= The request =
Go through the lines below and copy each one that holds the string "Generate".

= Records shown =
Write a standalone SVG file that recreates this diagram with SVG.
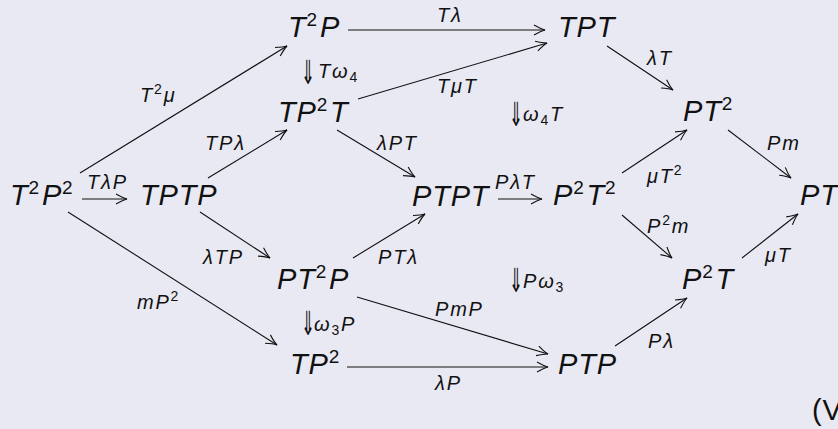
<svg xmlns="http://www.w3.org/2000/svg" width="838" height="429" viewBox="0 0 838 429">
  <style>
    .bg { fill: #e9e9f3; }
    .node { font-family: "Liberation Sans", "DejaVu Sans", sans-serif; font-style: italic; font-size: 29px; letter-spacing: 0.8px; fill: #111; }
    .lab { font-family: "Liberation Sans", "DejaVu Sans", sans-serif; font-style: italic; font-size: 20px; letter-spacing: 1.8px; fill: #111; }
    .up { font-style: normal; }
    .dbl { font-family: "DejaVu Sans", sans-serif; font-style: normal; font-size: 18px; fill: #111; }
    .sup { font-size: 19px; font-style: normal; }
    .lsup { font-size: 14px; font-style: normal; }
    .edge { stroke: #111; stroke-width: 1.1; fill: none; marker-end: url(#arr); }
  </style>
  <defs>
    <marker id="arr" markerUnits="userSpaceOnUse" viewBox="-12 -7 14 14" refX="0" refY="0" markerWidth="14" markerHeight="14" orient="auto">
      <path d="M-11,-5 Q-4,-1 0,0 Q-4,1 -11,5" stroke="#111" stroke-width="1.1" fill="none"/>
    </marker>
  </defs>
  <rect class="bg" x="0" y="0" width="838" height="429"/>

  <!-- connectors -->
  <g id="edges">
    <line class="edge" x1="348" y1="30" x2="545" y2="30"/>
    <line class="edge" x1="358" y1="99" x2="547" y2="43"/>
    <line class="edge" x1="80" y1="173" x2="287" y2="46"/>
    <line class="edge" x1="208" y1="178" x2="287" y2="130"/>
    <line class="edge" x1="337" y1="130" x2="415" y2="177"/>
    <line class="edge" x1="607" y1="46" x2="673" y2="90"/>
    <line class="edge" x1="622" y1="173" x2="687" y2="130"/>
    <line class="edge" x1="728" y1="130" x2="791" y2="178"/>
    <line class="edge" x1="82" y1="199" x2="127" y2="199"/>
    <line class="edge" x1="498" y1="199" x2="542" y2="199"/>
    <line class="edge" x1="68" y1="212" x2="277" y2="345"/>
    <line class="edge" x1="200" y1="212" x2="270" y2="258"/>
    <line class="edge" x1="353" y1="258" x2="425" y2="214"/>
    <line class="edge" x1="357" y1="297" x2="548" y2="354"/>
    <line class="edge" x1="347" y1="367" x2="548" y2="367"/>
    <line class="edge" x1="615" y1="346" x2="687" y2="298"/>
    <line class="edge" x1="622" y1="215" x2="672" y2="258"/>
    <line class="edge" x1="742" y1="258" x2="798" y2="214"/>
  </g>

  <!-- objects -->
  <g id="n-T2P"><text class="node" x="288" y="37">T<tspan class="sup" dy="-11">2</tspan><tspan dx="2" dy="11">P</tspan></text></g>
  <g id="n-TPT"><text class="node" x="558" y="37">TPT</text></g>
  <g id="n-TP2T"><text class="node" x="278" y="122">TP<tspan class="sup" dy="-11">2</tspan><tspan dx="2" dy="11">T</tspan></text></g>
  <g id="n-PT2"><text class="node" x="683" y="121">PT<tspan class="sup" dy="-11">2</tspan></text></g>
  <g id="n-T2P2"><text class="node" x="10" y="205">T<tspan class="sup" dy="-11">2</tspan><tspan dx="2" dy="11">P</tspan><tspan class="sup" dy="-11">2</tspan></text></g>
  <g id="n-TPTP"><text class="node" x="140" y="205">TPTP</text></g>
  <g id="n-PTPT"><text class="node" x="412" y="206">PTPT</text></g>
  <g id="n-P2T2"><text class="node" x="553" y="205">P<tspan class="sup" dy="-11">2</tspan><tspan dx="2" dy="11">T</tspan><tspan class="sup" dy="-11">2</tspan></text></g>
  <g id="n-PT"><text class="node" x="800" y="205">PT</text></g>
  <g id="n-PT2P"><text class="node" x="277" y="289">PT<tspan class="sup" dy="-11">2</tspan><tspan dx="2" dy="11">P</tspan></text></g>
  <g id="n-P2T"><text class="node" x="682" y="289">P<tspan class="sup" dy="-11">2</tspan><tspan dx="2" dy="11">T</tspan></text></g>
  <g id="n-TP2"><text class="node" x="290" y="374">TP<tspan class="sup" dy="-11">2</tspan></text></g>
  <g id="n-PTP"><text class="node" x="558" y="374">PTP</text></g>
  <g id="eqref"><text class="node up" x="812" y="420">(V</text></g>

  <!-- arrow labels -->
  <g id="labels">
    <text class="lab" x="437" y="22">Tλ</text>
    <text class="lab" x="140" y="102">T<tspan class="lsup" dy="-8">2</tspan><tspan dy="8">μ</tspan></text>
    <text class="lab" x="437" y="93">TμT</text>
    <text class="lab" x="647" y="65">λT</text>
    <text class="lab" x="205" y="150">TPλ</text>
    <text class="lab" x="377" y="150">λPT</text>
    <text class="lab" x="767" y="150">Pm</text>
    <text class="lab" x="87" y="189">TλP</text>
    <text class="lab" x="495" y="189">PλT</text>
    <text class="lab" x="647" y="183">μT<tspan class="lsup" dy="-8">2</tspan></text>
    <text class="lab" x="647" y="233">P<tspan class="lsup" dy="-8">2</tspan><tspan dy="8">m</tspan></text>
    <text class="lab" x="203" y="264">λTP</text>
    <text class="lab" x="378" y="264">PTλ</text>
    <text class="lab" x="765" y="262">μT</text>
    <text class="lab" x="137" y="309">mP<tspan class="lsup" dy="-8">2</tspan></text>
    <text class="lab" x="435" y="316">PmP</text>
    <text class="lab" x="648" y="348">Pλ</text>
    <text class="lab" x="435" y="390">λP</text>
  </g>

  <!-- 2-cells: tall double arrow followed by its name -->
  <g id="cells">
    <text class="dbl" transform="translate(301,84) scale(0.95,1.85)">⇓</text>
    <text class="lab" x="318" y="78">Tω<tspan class="lsup" dy="4">4</tspan></text>
    <text class="dbl" transform="translate(509,126) scale(0.95,1.85)">⇓</text>
    <text class="lab" x="523" y="121">ω<tspan class="lsup" dy="4">4</tspan><tspan dy="-4">T</tspan></text>
    <text class="dbl" transform="translate(509,292) scale(0.95,1.85)">⇓</text>
    <text class="lab" x="523" y="288">Pω<tspan class="lsup" dy="4">3</tspan></text>
    <text class="dbl" transform="translate(301,335) scale(0.95,1.85)">⇓</text>
    <text class="lab" x="314" y="331">ω<tspan class="lsup" dy="4">3</tspan><tspan dy="-4">P</tspan></text>
  </g>
</svg>
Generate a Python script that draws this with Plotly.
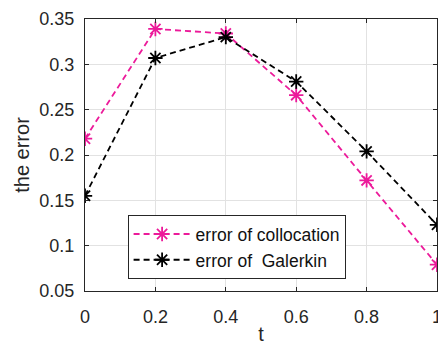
import plotly.graph_objects as go

t = [0, 0.2, 0.4, 0.6, 0.8, 1.0]
err_collocation = [0.218, 0.339, 0.334, 0.266, 0.172, 0.079]
err_galerkin = [0.155, 0.307, 0.330, 0.281, 0.204, 0.123]
x_ticks = [0, 0.2, 0.4, 0.6, 0.8, 1]
x_tick_labels = ["0", "0.2", "0.4", "0.6", "0.8", "1"]
y_ticks = [0.05, 0.1, 0.15, 0.2, 0.25, 0.3, 0.35]
y_tick_labels = ["0.05", "0.1", "0.15", "0.2", "0.25", "0.3", "0.35"]

FONT = "Liberation Sans, Arial, sans-serif"
TXT = "#262626"
pink = "#ec1a9a"

fig = go.Figure()
fig.add_trace(go.Scatter(
    x=t, y=err_collocation, mode="lines+markers", name="error of collocation",
    line=dict(color=pink, width=1.8, dash="6px,4px"),
    marker=dict(symbol="asterisk-open", size=12, color=pink, line=dict(color=pink, width=1.8)),
))
fig.add_trace(go.Scatter(
    x=t, y=err_galerkin, mode="lines+markers", name="error of\u00a0\u00a0Galerkin",
    line=dict(color="black", width=1.8, dash="6px,4px"),
    marker=dict(symbol="asterisk-open", size=12, color="black", line=dict(color="black", width=1.8)),
))

axis_common = dict(
    showline=True, linecolor=TXT, linewidth=1, mirror="ticks",
    ticks="inside", ticklen=4, tickcolor=TXT,
    showgrid=True, gridcolor="#e2e2e2", gridwidth=1, zeroline=False,
    tickfont=dict(family=FONT, size=18, color=TXT),
    ticklabeloverflow="allow",
)
fig.update_xaxes(range=[0, 1], tickvals=x_ticks, ticktext=x_tick_labels,
                 ticklabelstandoff=9,
                 title=dict(text="t", font=dict(family=FONT, size=20, color=TXT), standoff=4),
                 **axis_common)
fig.update_yaxes(range=[0.05, 0.35], tickvals=y_ticks, ticktext=y_tick_labels,
                 ticklabelstandoff=6,
                 title=dict(text="the error", font=dict(family=FONT, size=20, color=TXT), standoff=4),
                 **axis_common)
fig.update_layout(
    width=438, height=345,
    margin=dict(l=85, r=1, t=19, b=54, autoexpand=False),
    paper_bgcolor="white", plot_bgcolor="white",
    showlegend=True,
    legend=dict(x=0.121, y=0.279, xanchor="left", yanchor="top",
                bgcolor="white", bordercolor=TXT, borderwidth=1,
                font=dict(family=FONT, size=17.5, color="#111111"),
                tracegroupgap=0, itemwidth=57),
)
fig.write_html("out.html", config={"displayModeBar": False},
               post_script="document.body.style.margin='0px';document.body.style.overflow='hidden';")
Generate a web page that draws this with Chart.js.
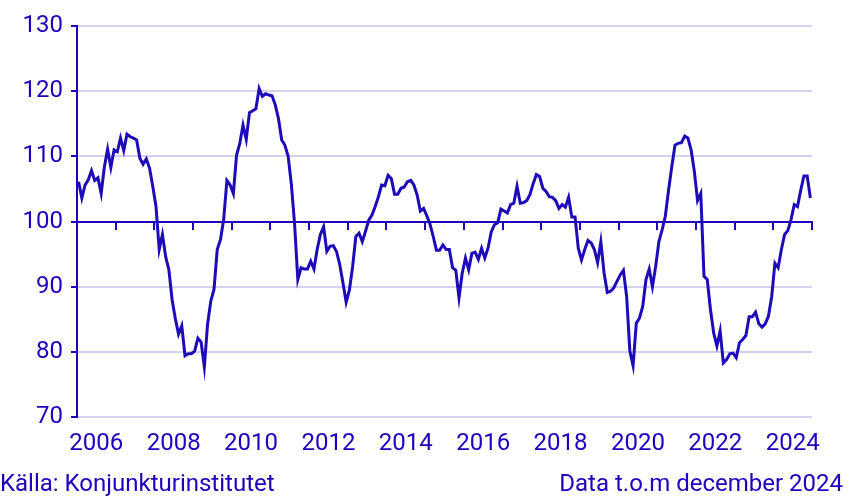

= Result of this exercise =
Generate a Python script that draws this with Plotly.
Generate a web page that draws this with Chart.js.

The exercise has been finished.